Version 2 (modified by 6 years ago) ( diff ) | ,
---|
Pooled CRISPR screen analysis
Method 1 (based on Wang et al., 2015)
Recommendations come from Whitehead Functional Genomics platform.
Basic method is described in Wang et al., 2015, Identification and characterization of essential genes in the human genome, Science, 2015 Nov 27, 350(6264).
Detailed methods are in the supplementary materials.
Guide sequences should be required to have an exact match at the expected position (typically at the beginning of the read). See /nfs/BaRC_Public/BaRC_code/Perl/read_count_CRISPR_guides/read_count_CRISPR_guides.pl for one implementation of this.
Once counts are obtained, replicate measurements were averaged.
An aggregate reference set (summing initial counts from several samples) may be warranted, based on the experimental design.
Remove all sgRNAs that don't have an adequate number of counts in the (initial) aggregate reference set. This “adequate number” depends on the number of samples and sample coverage. For example, this was set to 200 for AML and 400 for CML.
Add a pseudocount of 1 to each sgRNA for each sample.
One may want to remove control and/or non-genic guides before further analysis.
Normalize all final samples and the aggregate reference set by reads per million (RPM).
Calculate the following metrics:
guide-based CRISPR score (per sample) = log2 [(final counts + pseudocount) / (initial counts + pseudocount)]
guide-based CRISPR score (overall) = average guide-based CRISPR score across all samples
gene-based CRISPR score = average guide-based CRISPR score across all sgRNAs targeting a given gene
For each gene, the sgRNA with the lowest overall CRISPR score can be defined as the “best” sgRNA for that gene.
Other details from the Wang et al. methods:
To identify genes essential for optimal proliferation under standard media conditions, the log2 fold change distribution for all sgRNAs targeting a given gene was compared with the entire distribution using a Kolmogorov-Smirnov test using the ks_2samp function from the scipy.stats Python library. The resulting p-values were corrected using the Benjamini-Hochberg procedure.

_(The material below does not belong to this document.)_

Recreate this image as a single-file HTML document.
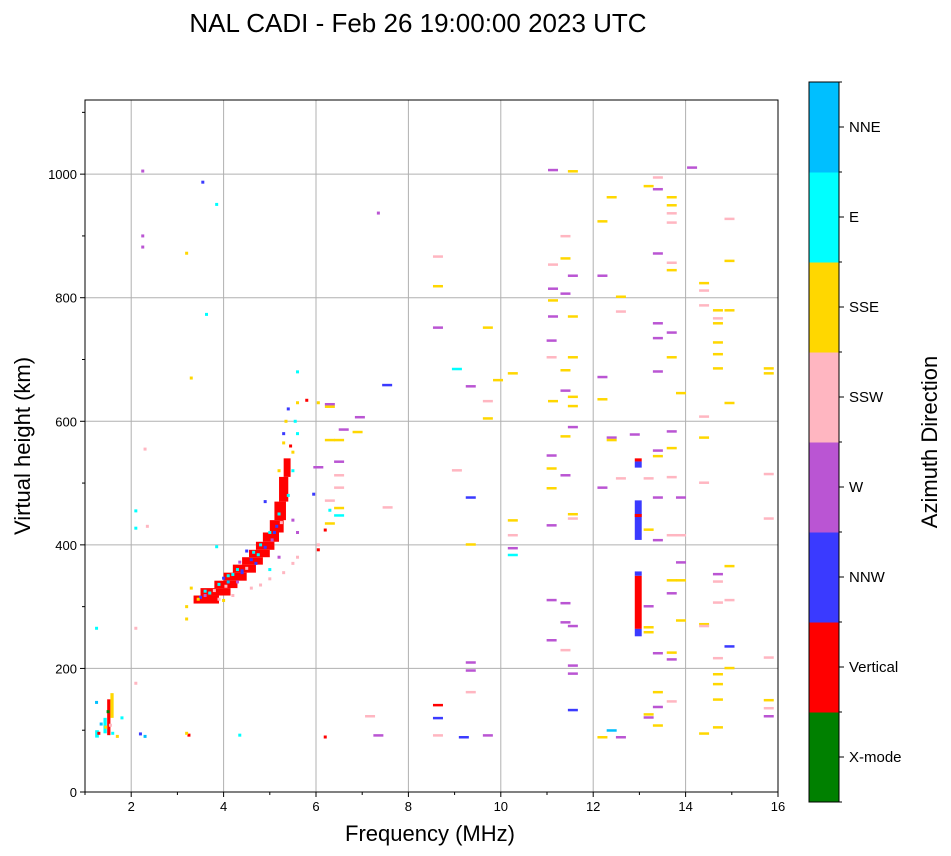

To identify cell line-specific essential genes, the CS distribution of each line was mean-normalized to zero. For each gene in each line, the CS in the given line was subtracted by the minimum CS in the other three lines to define a cell line-specific essentiality score (negative values indicate cell line specificity). For each line, genes with a differential score less than -1.5 (~4 standard deviations from the mean score) whose minimum CS in the other three lines was greater than -1 were defined as cell line-specific genes.